L.M. Deshpande was the main opponent of the way untouchability had been presented in the report. Deshpande was also a Member of the Legislative Council and had a conservative view of Hinduism. He was part of the All-India Varnashram Swarajya Sangha, an organization working for ‘Swaraj on truly Indian lines consistent with India’s dharmic ideals’. While it is unclear if Deshpande had any experience working with Dalits, his note of dissents reveals that his opposition to Ambedkar’s ideas were not due to methodological issues or errors in the collection of evidence. Rather, Desphande’s opposition against the report had to do with the person who was producing the knowledge, namely Ambedkar. Deshpande was convinced the report was biased and that much of the conflict regarding untouchability was due to the radical measures followed by Dalits to gain rights. He argued: ‘where there is action there is reaction and when some members of the Depressed Classes took some extreme steps for redressing their grievance the same was also sought to be kept down by the other extreme side’. When it came to use of water tanks, even though Desphande agreed this was a serious issue, he explained that Dalits were often responsible for not using the wells: ‘(1) because of fear, (2) because of the sub-caste among the Depressed Classes or (3) because there are many orthodox Depressed Classes who themselves do not like to use such common wells’. Finally, when it came to the education of Dalits, Deshpande claimed to support these measures but with one important caveat. Schools for Dalits were to incorporate teaching associated with occupations traditionally performed by Dalits. Deshpande suggested Dalits should get free education and scholarships to attend schools ‘teaching agricultural bias, another teaching weaving bias, third teaching rope-making and fourth, tanning and fourth teaching preparation of manure from hides and the like’. In other words, Desphande wanted to teach Dalits how to perform activities often associated with untouchability.
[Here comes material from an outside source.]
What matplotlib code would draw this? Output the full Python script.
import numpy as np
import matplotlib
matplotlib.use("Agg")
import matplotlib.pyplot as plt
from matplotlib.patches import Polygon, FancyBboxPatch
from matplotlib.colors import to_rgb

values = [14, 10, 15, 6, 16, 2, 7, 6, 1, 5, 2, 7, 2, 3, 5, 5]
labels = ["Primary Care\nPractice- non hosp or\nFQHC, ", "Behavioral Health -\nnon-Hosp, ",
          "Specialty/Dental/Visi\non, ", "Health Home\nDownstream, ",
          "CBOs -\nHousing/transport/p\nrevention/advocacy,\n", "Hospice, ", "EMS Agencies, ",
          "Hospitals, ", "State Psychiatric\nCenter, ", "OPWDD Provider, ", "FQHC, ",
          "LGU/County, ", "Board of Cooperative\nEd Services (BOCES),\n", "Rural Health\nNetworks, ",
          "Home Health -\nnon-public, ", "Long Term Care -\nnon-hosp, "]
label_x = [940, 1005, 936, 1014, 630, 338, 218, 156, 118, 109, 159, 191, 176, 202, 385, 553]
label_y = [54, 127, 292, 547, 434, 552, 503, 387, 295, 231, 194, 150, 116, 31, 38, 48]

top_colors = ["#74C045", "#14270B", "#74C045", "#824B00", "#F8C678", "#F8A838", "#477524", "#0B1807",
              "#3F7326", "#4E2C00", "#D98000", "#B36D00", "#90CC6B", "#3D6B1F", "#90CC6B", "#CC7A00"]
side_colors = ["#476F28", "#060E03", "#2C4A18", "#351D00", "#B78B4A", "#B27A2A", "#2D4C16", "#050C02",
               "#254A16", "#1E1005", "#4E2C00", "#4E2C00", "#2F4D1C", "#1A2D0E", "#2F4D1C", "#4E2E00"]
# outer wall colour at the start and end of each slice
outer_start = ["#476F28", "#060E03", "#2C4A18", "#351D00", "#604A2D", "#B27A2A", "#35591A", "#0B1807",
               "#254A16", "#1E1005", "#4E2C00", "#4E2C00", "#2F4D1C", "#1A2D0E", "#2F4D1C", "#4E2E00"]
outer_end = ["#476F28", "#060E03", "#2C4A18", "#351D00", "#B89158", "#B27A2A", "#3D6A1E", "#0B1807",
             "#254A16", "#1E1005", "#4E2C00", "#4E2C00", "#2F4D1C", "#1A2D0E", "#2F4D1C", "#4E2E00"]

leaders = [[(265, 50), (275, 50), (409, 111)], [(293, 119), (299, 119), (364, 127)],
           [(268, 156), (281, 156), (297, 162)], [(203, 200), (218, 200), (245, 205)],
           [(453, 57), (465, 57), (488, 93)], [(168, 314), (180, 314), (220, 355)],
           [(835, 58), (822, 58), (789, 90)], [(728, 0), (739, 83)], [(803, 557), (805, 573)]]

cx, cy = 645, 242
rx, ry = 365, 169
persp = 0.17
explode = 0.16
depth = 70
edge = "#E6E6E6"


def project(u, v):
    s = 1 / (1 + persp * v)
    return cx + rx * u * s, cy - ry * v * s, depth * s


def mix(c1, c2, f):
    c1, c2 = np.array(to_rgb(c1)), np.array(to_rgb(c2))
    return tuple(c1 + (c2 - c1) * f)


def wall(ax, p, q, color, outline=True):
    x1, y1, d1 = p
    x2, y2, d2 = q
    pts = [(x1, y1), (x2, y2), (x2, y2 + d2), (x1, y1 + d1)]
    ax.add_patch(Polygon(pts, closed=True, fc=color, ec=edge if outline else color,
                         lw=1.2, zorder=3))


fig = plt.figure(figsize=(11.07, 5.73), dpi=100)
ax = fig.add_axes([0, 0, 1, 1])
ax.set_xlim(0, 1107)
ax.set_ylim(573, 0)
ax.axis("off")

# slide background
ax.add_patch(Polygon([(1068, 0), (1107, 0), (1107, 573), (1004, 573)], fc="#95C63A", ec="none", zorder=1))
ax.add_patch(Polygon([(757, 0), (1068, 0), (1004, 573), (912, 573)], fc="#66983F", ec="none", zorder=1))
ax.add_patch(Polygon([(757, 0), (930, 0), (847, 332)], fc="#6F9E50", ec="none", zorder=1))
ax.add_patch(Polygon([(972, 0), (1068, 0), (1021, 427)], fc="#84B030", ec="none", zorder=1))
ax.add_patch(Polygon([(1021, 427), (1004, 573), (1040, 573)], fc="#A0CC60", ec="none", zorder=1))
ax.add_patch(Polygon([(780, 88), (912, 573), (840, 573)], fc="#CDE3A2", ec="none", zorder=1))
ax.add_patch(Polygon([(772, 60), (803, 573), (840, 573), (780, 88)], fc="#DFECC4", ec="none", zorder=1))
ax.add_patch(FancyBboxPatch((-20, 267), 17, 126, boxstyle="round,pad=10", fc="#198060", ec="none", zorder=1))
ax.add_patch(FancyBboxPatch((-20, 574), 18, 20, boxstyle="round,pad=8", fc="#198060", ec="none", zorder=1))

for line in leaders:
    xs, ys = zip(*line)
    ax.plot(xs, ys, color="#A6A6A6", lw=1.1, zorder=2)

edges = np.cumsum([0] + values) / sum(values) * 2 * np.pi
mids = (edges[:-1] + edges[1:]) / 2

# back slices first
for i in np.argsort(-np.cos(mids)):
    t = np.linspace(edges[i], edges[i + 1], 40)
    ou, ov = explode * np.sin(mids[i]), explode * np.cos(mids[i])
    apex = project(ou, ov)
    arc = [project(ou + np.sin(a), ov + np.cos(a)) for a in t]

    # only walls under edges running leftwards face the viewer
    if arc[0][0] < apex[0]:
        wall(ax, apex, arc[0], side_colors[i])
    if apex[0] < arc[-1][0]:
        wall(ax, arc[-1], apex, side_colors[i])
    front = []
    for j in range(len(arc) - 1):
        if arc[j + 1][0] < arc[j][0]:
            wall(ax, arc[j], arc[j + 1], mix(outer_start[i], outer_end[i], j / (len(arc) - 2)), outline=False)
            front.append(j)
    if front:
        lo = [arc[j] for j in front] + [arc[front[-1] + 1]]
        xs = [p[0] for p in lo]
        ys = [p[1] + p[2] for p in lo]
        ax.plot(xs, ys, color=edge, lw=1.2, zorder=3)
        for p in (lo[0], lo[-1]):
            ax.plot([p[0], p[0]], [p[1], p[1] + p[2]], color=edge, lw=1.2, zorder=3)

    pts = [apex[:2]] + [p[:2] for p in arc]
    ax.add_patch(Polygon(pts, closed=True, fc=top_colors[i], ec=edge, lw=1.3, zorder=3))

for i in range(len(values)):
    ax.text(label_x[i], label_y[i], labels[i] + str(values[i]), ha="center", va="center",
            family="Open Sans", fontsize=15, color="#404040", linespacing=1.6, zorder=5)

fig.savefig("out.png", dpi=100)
Interestingly, Deshpande did not offer any substantial evidence or alternative theories to support his observations; he also did not engage with the concepts of isolation or social endosmosis proposed by Ambedkar. Deshpande’s note of dissent speaks more to the nature on how knowledge production is restricted to certain groups in society, both in India and elsewhere, while other communities are restricted to become subjects of study. For Deshpande, Dalits were not supposed to propose methods for their ‘upliftment’, rather, they were to be helped. Deshpande was functioning as a gatekeeper of anthropological and sociological knowledge while reproducing towards Dalits, the paternalistic gaze colonial ethnographers had towards Indians. In Deshpande’s view, Dalits were recipients of knowledge, passive subjects waiting to be studied. When Ambedkar’s analysis placed Hindus under scrutiny and as responsible for the discrimination suffered by Dalits, challenging practices of knowledge production and reversing the anthropological gaze, Deshpande objected to the report. These challenges to his knowledge were not new for Ambedkar and he would continue to encounter them throughout his life, Gandhi’s claim to speak for Dalits and knowing what was best for these groups is perhaps the most famous example of this. Yet, this was not the only challenge faced by Ambedkar during his time working for the Starte Committee.
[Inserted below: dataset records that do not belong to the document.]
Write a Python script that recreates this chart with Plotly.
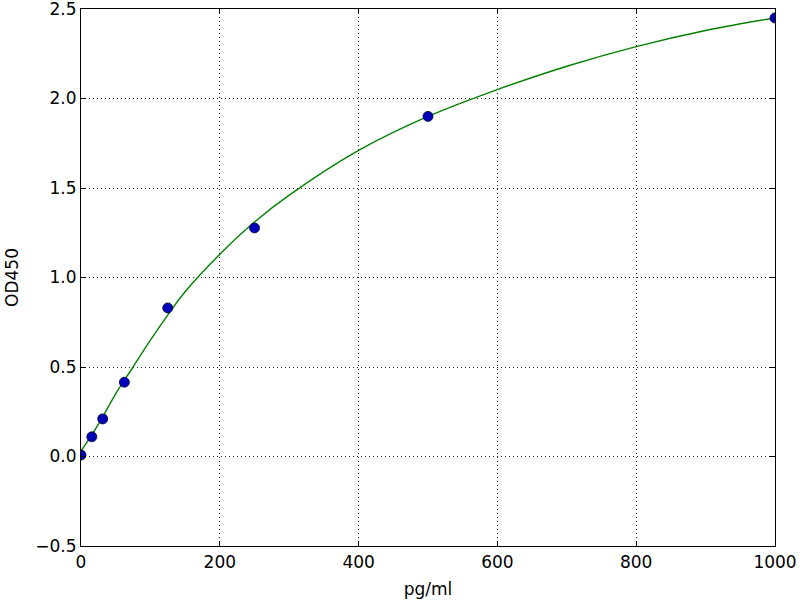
import plotly.graph_objects as go

# Standard points
conc = [0, 15.6, 31.25, 62.5, 125, 250, 500, 1000]
od = [0.008, 0.11, 0.21, 0.415, 0.83, 1.277, 1.90, 2.45]

# Fitted curve
curve_x = [0, 25, 50, 75, 100, 125, 150, 200, 250, 300, 400, 500, 600, 700, 800, 900, 1000]
curve_y = [0.03, 0.18, 0.35, 0.50, 0.65, 0.79, 0.92, 1.13, 1.31, 1.46, 1.71, 1.90, 2.05, 2.18, 2.29, 2.38, 2.45]

x_ticks = [0, 200, 400, 600, 800, 1000]
y_ticks = [-0.5, 0.0, 0.5, 1.0, 1.5, 2.0, 2.5]

fig = go.Figure()
fig.add_trace(go.Scatter(x=curve_x, y=curve_y, mode="lines",
                         line=dict(color="#008000", width=1.4, shape="spline", smoothing=1.0),
                         showlegend=False, hoverinfo="skip"))
fig.add_trace(go.Scatter(x=conc, y=od, mode="markers",
                         marker=dict(color="#0000b8", size=10, line=dict(color="#000033", width=0.8)),
                         showlegend=False))

axis_common = dict(showline=True, linecolor="black", linewidth=1.2, mirror="ticks",
                   ticks="inside", ticklen=5, tickcolor="black", tickwidth=1,
                   showgrid=True, gridcolor="#222222", gridwidth=1, griddash="1px,3px",
                   zeroline=False, automargin=False, ticklabeloverflow="allow",
                   tickfont=dict(family="DejaVu Sans", size=17, color="black"))

fig.update_xaxes(range=[0, 1000], tickvals=x_ticks, **axis_common,
                 title=dict(text="pg/ml", font=dict(family="DejaVu Sans", size=17, color="black"), standoff=12))
fig.update_yaxes(range=[-0.5, 2.5], tickvals=y_ticks, tickformat=".1f", **axis_common,
                 title=dict(text="OD450", font=dict(family="DejaVu Sans", size=17, color="black"), standoff=12))

fig.update_layout(width=800, height=600, plot_bgcolor="white", paper_bgcolor="white",
                  margin=dict(l=81, r=25, t=9, b=54))

fig.write_html("out.html", config={"displayModeBar": False},
               post_script="document.body.style.margin='0px';")
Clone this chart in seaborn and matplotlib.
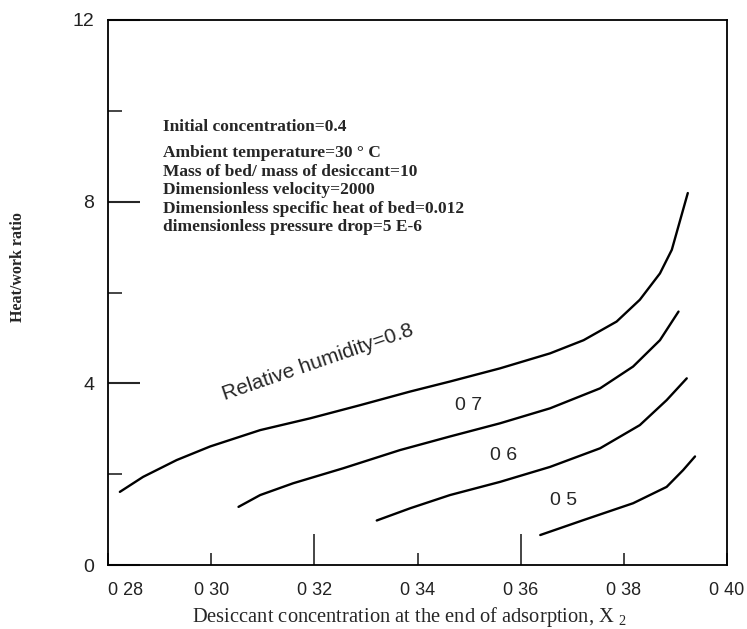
import matplotlib
matplotlib.use("Agg")
import matplotlib.pyplot as plt
import seaborn as sns
import pandas as pd

# ---- data ----
x_rh08 = [0.2823, 0.2868, 0.2933, 0.2998, 0.3095, 0.3192, 0.3289, 0.3386, 0.3463,
          0.3560, 0.3657, 0.3722, 0.3786, 0.3831, 0.3870, 0.3893, 0.3924]
y_rh08 = [1.61, 1.94, 2.31, 2.61, 2.97, 3.23, 3.52, 3.82, 4.04,
          4.33, 4.66, 4.95, 5.36, 5.84, 6.42, 6.94, 8.19]
x_rh07 = [0.3053, 0.3095, 0.3159, 0.3256, 0.3366, 0.3463, 0.3560, 0.3657, 0.3754,
          0.3818, 0.3870, 0.3906]
y_rh07 = [1.28, 1.54, 1.80, 2.13, 2.53, 2.83, 3.12, 3.45, 3.89,
          4.37, 4.95, 5.58]
x_rh06 = [0.3321, 0.3386, 0.3463, 0.3560, 0.3657, 0.3754, 0.3831, 0.3883, 0.3922]
y_rh06 = [0.98, 1.25, 1.54, 1.83, 2.16, 2.57, 3.08, 3.63, 4.11]
x_rh05 = [0.3638, 0.3722, 0.3818, 0.3883, 0.3915, 0.3938]
y_rh05 = [0.66, 0.99, 1.36, 1.72, 2.09, 2.39]

humidities = ["0.8", "0.7", "0.6", "0.5"]
curve_labels = ["Relative humidity=0.8", "0 7", "0 6", "0 5"]
xtick_vals = [0.28, 0.30, 0.32, 0.34, 0.36, 0.38, 0.40]
xtick_labels = ["0 28", "0 30", "0 32", "0 34", "0 36", "0 38", "0 40"]
ytick_vals = [0, 4, 8, 12]
ytick_labels = ["0", "4", "8", "12"]
ytick_minor = [2, 6, 10]
notes = [
    "Initial concentration=0.4",
    "Ambient temperature=30 \u00b0 C",
    "Mass of bed/ mass of desiccant=10",
    "Dimensionless velocity=2000",
    "Dimensionless specific heat of bed=0.012",
    "dimensionless pressure drop=5 E-6",
]

frames = []
for rh, xs, ys in zip(humidities, [x_rh08, x_rh07, x_rh06, x_rh05],
                      [y_rh08, y_rh07, y_rh06, y_rh05]):
    frames.append(pd.DataFrame({"x": xs, "y": ys, "rh": rh}))
df = pd.concat(frames, ignore_index=True)

sns.set_style("ticks")
plt.rcParams["font.family"] = ["Liberation Sans", "DejaVu Sans"]

fig = plt.figure(figsize=(7.47, 6.29), dpi=100)
ax = fig.add_axes([108 / 747, 1 - 565 / 629, (727 - 108) / 747, (565 - 20) / 629])

sns.lineplot(data=df, x="x", y="y", hue="rh", units="rh", estimator=None,
             palette={h: "black" for h in humidities}, sort=False,
             linewidth=1.7, legend=False, ax=ax)

ax.set_xlim(0.28, 0.40)
ax.set_ylim(0, 12)

for s in ax.spines.values():
    s.set_visible(True)
    s.set_linewidth(1.3)
    s.set_color("black")

ax.set_xticks(xtick_vals)
ax.set_xticklabels(xtick_labels, fontsize=13, color="#222222")
ax.set_yticks(ytick_vals)
ax.set_yticklabels(ytick_labels, fontsize=14, color="#222222")
ax.set_yticks(ytick_minor, minor=True)
ax.tick_params(axis="x", which="major", direction="in", length=9, width=1.2, pad=12)
ax.tick_params(axis="y", which="major", direction="in", length=23, width=1.5, pad=10)
ax.tick_params(axis="y", which="minor", direction="in", length=10, width=1.2)
# longer x ticks at 0.32 and 0.36
for t, v in zip(ax.xaxis.get_major_ticks(), xtick_vals):
    if abs(v - 0.32) < 1e-9 or abs(v - 0.36) < 1e-9:
        t.tick1line.set_markersize(22)
ax.get_xticklabels()[0].set_horizontalalignment("left")

ax.set_xlabel(r"Desiccant concentration at the end of adsorption, X $\mathregular{_2}$",
              family=["Liberation Serif"], fontsize=14.8)
ax.xaxis.set_label_coords((409 - 108) / 619, -(605 - 565) / 545)
ax.set_ylabel("Heat/work ratio", family=["Liberation Serif"], fontsize=11.5,
              fontweight="bold")
ax.yaxis.set_label_coords(-(108 - 26) / 619, (565 - 267) / 545)

# curve labels
ax.text(0.3207, 4.47, curve_labels[0], rotation=19, rotation_mode="anchor",
        ha="center", va="center", fontsize=15)
ax.text(0.3499, 3.52, curve_labels[1], ha="center", va="center", fontsize=14)
ax.text(0.3566, 2.42, curve_labels[2], ha="center", va="center", fontsize=14)
ax.text(0.3683, 1.43, curve_labels[3], ha="center", va="center", fontsize=14)

# parameter notes
note_y = [127, 153, 172, 190, 209, 227]
for txt, py in zip(notes, note_y):
    ax.text((163 - 108) / 619, (565 - py) / 545, txt, transform=ax.transAxes,
            ha="left", va="center", family=["Liberation Serif"],
            fontsize=12.5, fontweight="bold")

fig.savefig("out.png", dpi=100)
Inspired by the work of Harold H. Mann in the Deccan, the Starte Committee decided to visit a few ‘typical villages’ in the Bombay Presidency, which presented a problem for Ambedkar. Indeed, Ambedkar’s private correspondence reveals mobility and access were some the main challenges to carry out research as a Dalit. The reason for this has to do with the way caste keeps people in place. In a society ordered by caste, Dalits are not only excluded from positions of power but are literally excluded from physical spaces. In the case of Ambedkar, this posed important questions: Could a Dalit access Brahmin informants in villages? Could a Dalit be recognised as a researcher and move within villages freely? What does a Dalit do to access informants in places where his own movement is policed and restricted?
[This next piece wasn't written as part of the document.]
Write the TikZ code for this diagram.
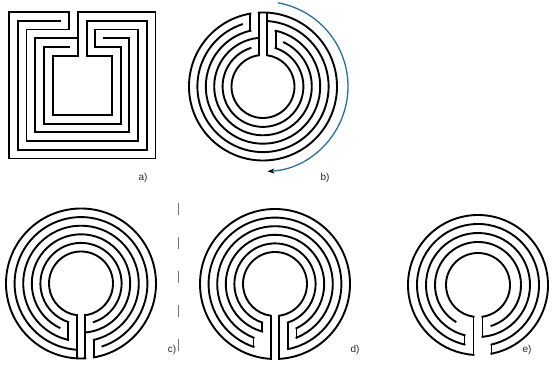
\documentclass[tikz,border=0pt]{standalone}
\usepackage{fontspec}
\setmainfont{Liberation Sans}
\usetikzlibrary{arrows.meta}
\tikzset{
  wall/.style={line width=1.9pt, line cap=rect, line join=miter, black},
  lbl/.style={font=\fontsize{10}{12}\selectfont, text=black!85, inner sep=0pt},
  sep/.style={line width=0.9pt, black!55, dash pattern=on 12pt off 22pt},
  turn/.style={line width=1.3pt, color={rgb,255:red,40;green,112;blue,150}}
}
% circular labyrinth helpers
\newcommand\setlab[7]{\def\LX{#1}\def\LY{#2}\def\LR{#3}\def\LS{#4}\def\LRin{#5}\def\LSg{#6}\def\LN{#7}}
\newcommand\rad[1]{\pgfmathsetmacro\Rad{(#1==\LN)?\LRin:(\LR-\LS*#1)}}
\newcommand\rg[3]{%
  \rad{#1}\let\Ra\Rad
  \pgfmathsetmacro\dL{(#2)*\LS/2}\pgfmathsetmacro\dR{(#3)*\LS/2}%
  \pgfmathsetmacro\ta{(\LSg>0)?(90-asin(\dL/\Ra)):(-90+asin(\dR/\Ra))}%
  \pgfmathsetmacro\tb{(\LSg>0)?(450-asin(\dR/\Ra)):(270+asin(\dL/\Ra))}%
  \draw[wall] ([shift={(\LX,\LY)}]\ta:\Ra) arc[start angle=\ta, end angle=\tb, radius=\Ra];}
\newcommand\cn[3]{%
  \rad{#2}\let\Ri\Rad \rad{#3}\let\Rj\Rad
  \pgfmathsetmacro\dd{(#1)*\LS/2}%
  \draw[wall] ({\LX+\dd},{\LY+\LSg*sqrt(\Ri*\Ri-\dd*\dd)}) -- ({\LX+\dd},{\LY+\LSg*sqrt(\Rj*\Rj-\dd*\dd)});}
% square labyrinth helpers
\def\SQs{8.73}\def\SQc{82.25}
\newcommand\sq[3]{%
  \pgfmathsetmacro\dL{(#2)*\SQs/2}\pgfmathsetmacro\dR{(#3)*\SQs/2}%
  \draw[wall] ({\SQc+\dL},{365-\SQs*#1}) -| ({9+\SQs*#1},{218.5+\SQs*#1})
     -| ({155.5-\SQs*#1},{365-\SQs*#1}) -- ({\SQc+\dR},{365-\SQs*#1});}
\newcommand\sqc[3]{%
  \pgfmathsetmacro\dd{(#1)*\SQs/2}%
  \draw[wall] ({\SQc+\dd},{365-\SQs*#2}) -- ({\SQc+\dd},{365-\SQs*#3});}
\begin{document}
\begin{tikzpicture}[x=1pt,y=1pt]
\useasboundingbox (0,0) rectangle (552,377);
% ---- a) square labyrinth
\sq{0}{-3}{-1}\sq{1}{-5}{1}\sq{2}{-3}{3}\sq{3}{-1}{5}\sq{4}{-3}{3}\sq{5}{-1}{1}
\sqc{-3}{0}{2}\sqc{-1}{0}{5}\sqc{1}{1}{5}\sqc{3}{2}{4}
\node[lbl] (la) at (143,199) {a)};
% ---- b) circular, opening at top
\setlab{263}{290.5}{74}{8.4}{31.5}{1}{5}
\rg{0}{-3}{-1}\rg{1}{-5}{1}\rg{2}{-3}{3}\rg{3}{-1}{5}\rg{4}{-3}{3}\rg{5}{-1}{1}
\cn{-3}{0}{2}\cn{-1}{0}{5}\cn{1}{0}{5}\cn{3}{2}{4}
\draw[turn, -{Stealth[length=7pt,width=5pt,color=black]}] ([shift={(263,290.5)}]80:85) arc[start angle=80, end angle=-87, radius=85];
\node[lbl] (lb) at (325,199) {b)};
% ---- separator
\coordinate (s1) at (178,174);
\coordinate (s2) at (178,19);
\draw[sep] (s1) -- (s2);
% ---- c)
\setlab{81}{93.5}{75}{8.6}{32}{-1}{5}
\rg{0}{1}{3}\rg{1}{-1}{5}\rg{2}{-3}{3}\rg{3}{-5}{1}\rg{4}{-3}{3}\rg{5}{-1}{1}
\cn{3}{0}{2}\cn{1}{0}{5}\cn{-1}{0}{5}\cn{-3}{2}{4}
\node[lbl] (lc) at (172,27) {c)};
% ---- d)
\setlab{275}{93}{75}{8.6}{32}{-1}{5}
\rg{0}{-1}{1}\rg{1}{-5}{3}\rg{2}{-5}{5}\rg{3}{-3}{5}\rg{4}{-3}{3}\rg{5}{-1}{1}
\cn{-1}{0}{5}\cn{1}{0}{5}\cn{-5}{1}{2}\cn{-3}{3}{4}\cn{3}{1}{4}\cn{5}{2}{3}
\node[lbl] (ld) at (355,27) {d)};
% ---- e)
\setlab{478}{92}{70}{9}{32}{-1}{4}
\rg{0}{-1}{3}\rg{1}{-3}{3}\rg{2}{-3}{1}\rg{3}{-5}{3}\rg{4}{-1}{1}
\cn{-1}{0}{4}\cn{1}{2}{4}\cn{-3}{1}{2}\cn{3}{0}{1}
\node[lbl] (le) at (527,27) {e)};
\end{tikzpicture}
\end{document}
Ambedkar found out the answer to these questions in an unpleasant way. In 1929, as part of his work for the Committee, Ambedkar travelled to the village of Chalisgaon ‘to investigate a case of social boycott which had been declared by the caste Hindus against the untouchables of that village’. At this time, Ambedkar was already gaining some recognition as a Dalit leader as he was also involved in the organization of Dalit satyagrahas and burning of the Manusmriti a few years prior. Due to this reason, Ambedkar’s visit to Chalisgaon did not go unnoticed. After arriving in the train station, Ambedkar found a party of local Dalits who garlanded him and invited him to the Maharwada. Ambedkar accepted the invitation but found himself waiting for a long time. After an hour or so, a tonga arrived to transport Ambedkar to his destination. The problem, however, was yet to come. After a few minutes on the ride, Ambedkar found himself hitting the ground after the horse pulling the tonga bolted: ‘So heavy was the fall that I lay down senseless…As a result of this I received several injures. My leg was fractured, and I was disabled for several days. I could not understand how all this happened’. Ambedkar would later find out the reason behind the accident was the inexperience of the driver. After the tongawalas in the village refused to have Ambedkar as a passenger, the Mahars of Chalisgaon were able to rent a tonga on the condition of driving the cart themselves. Ambedkar remembered the argument in the following way: ‘To save my dignity, the Mahars of Chalisgaon had put my very life in jeopardy. It is then I learnt that a Hindu tongawalla, no better than a menial, has a dignity by which he can look upon himself as a person who is superior to all untouchables even though he may be a Barrister-at-law’. Due to space limits, I cannot expand more into this episode but it’s important to highlight how Ambedkar’s movement was restricted and confined to the will of the village caste Hindus.
To conclude, Ambedkar’s experience in the Starte Committee leaves us with more questions than answers about who is able to practice anthropology (in India and elsewhere). Perhaps one of the most important questions is something we need to constantly ask ourselves and others: If someone like Ambedkar, a Member of the Legislative Council on official business, cannot travel to a Maharwada without risking bodily harm, how could marginalized individuals study and access communities beyond their own?